Based on a long-standing program of field exploration initiated by the Smithsonian’s National Museum of Natural History and the University of Guyana, with further support from the American Museum of Natural History and the Royal Ontario Museum, a distinguished cast of authors, each with extensive experience in Guyana, has just published this enormous and useful monograph. Part of the abstract is appended below, but more importantly you may be wondering, just which anoles occur in Guyana? The answer is that there are at least five native species (auratus, fuscoauratus, ortonii, planiceps, and punctatus). They note, as well, that chrysolepis is reported to occur in Guyana as well, but all chrysolepis group specimens they examined turned out to be planiceps.
In addition, at least one Lesser Antillean species occurs in the cities of Georgetown and Kartabo. These invaders have been identified as both A. extremus from Barbados or A. aeneus from Grenada and the Grenadines, but the authors were unable to find any reliable morphological characters that could distinguish the two species, and thus could come to no conclusion about which species, or both, occur in several cities in Guyana, though they did note that Ernest Williams had identified many of the specimens in museums from Guyana as A. aeneus, as good a reason as any to attribute them to that species. The authors conclude “Clearly, the taxonomic status of Anolis aeneus versus Anolis extremus needs further investigation, both in areas where they occur in the West Indies and where they have been introduced on islands and the mainland of South America.”
Honorary anole friend Polychrus marmoratus also occurs in Guyana and is pictured above.
The first half of the two-page abstract:“Guyana has a very distinctive herpetofauna. In this first ever detailed modern accounting, based on voucher specimens, we document the presence of 324 species of amphibians and reptiles in the country; 148 amphibians, 176 reptiles. Of these, we present species accounts for 317 species and color photographs of about 62% (Plates 1–40). At the rate that new species are being described and distributional records are being found for the first time, we suspect that at least 350 species will be documented in a few decades.
The diverse herpetofauna includes 137 species of frogs and toads, 11 caecilians, 4 crocodylians, 4 amphisbaenians, 56 lizards, 97 snakes, and 15 turtles. Endemic species, which occur nowhere else in the world, comprise 15% of the herpetofauna. Most of the endemics are amphibians, comprising 27% of the amphibian fauna. Type localities (where the type specimens or scientific name-bearers of species were found) are located within Guyana for 24% of the herpetofauna, or 36% of the amphibians. This diverse fauna results from the geographic position of Guyana on the Guiana Shield and the isolated highlands or tepuis of the eastern part of the Pantepui Region, which are surrounded by lowland rainforest and savannas. Consequently, there is a mixture of local endemic species and widespread species characteristic of Amazonia and the Guianan Region.

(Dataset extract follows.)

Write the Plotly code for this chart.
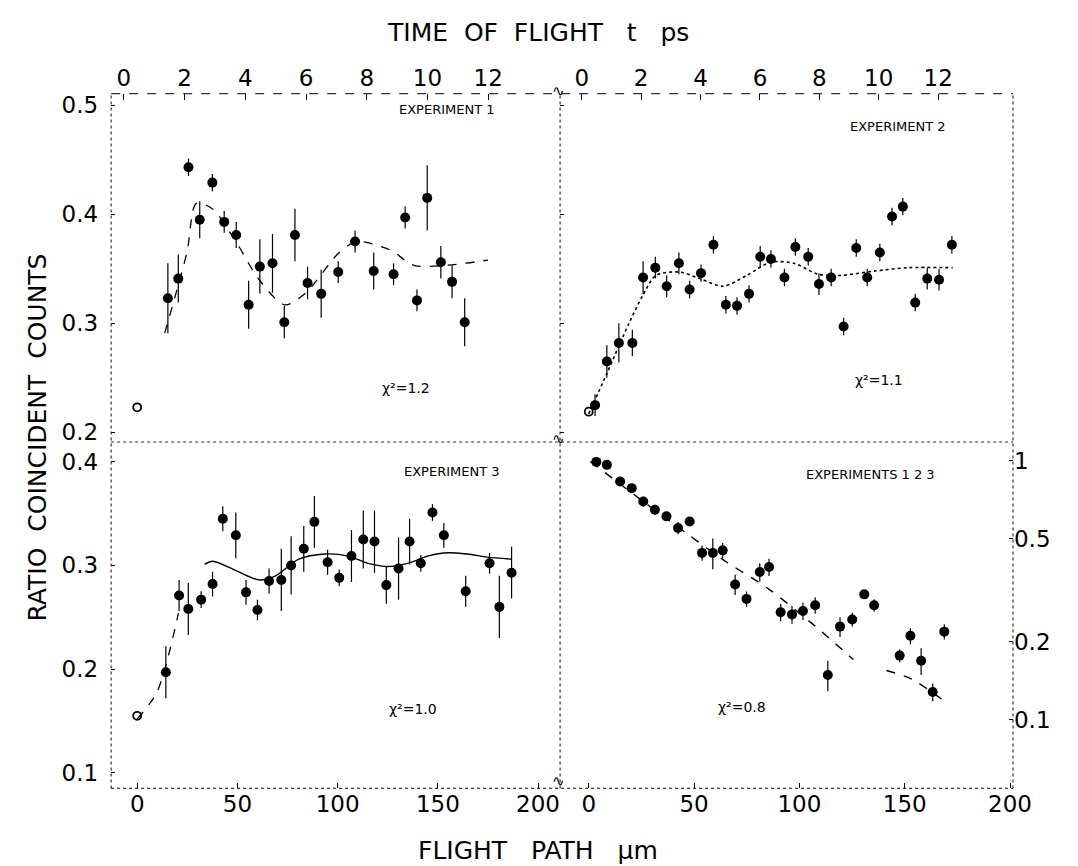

Although the size of this volume may mislead some people into thinking that a lot is known about the fauna of Guyana, the work has just begun. Many of the species are known from fewer than five individuals in scientific collections; for many the life history, distribution, ecology, and behavior remain poorly known; few resources in the country are devoted to developing such knowledge; and as far as we are aware, no other group of animals in the fauna of Guyana has been summarized in a volume such as this to document the biological resources.”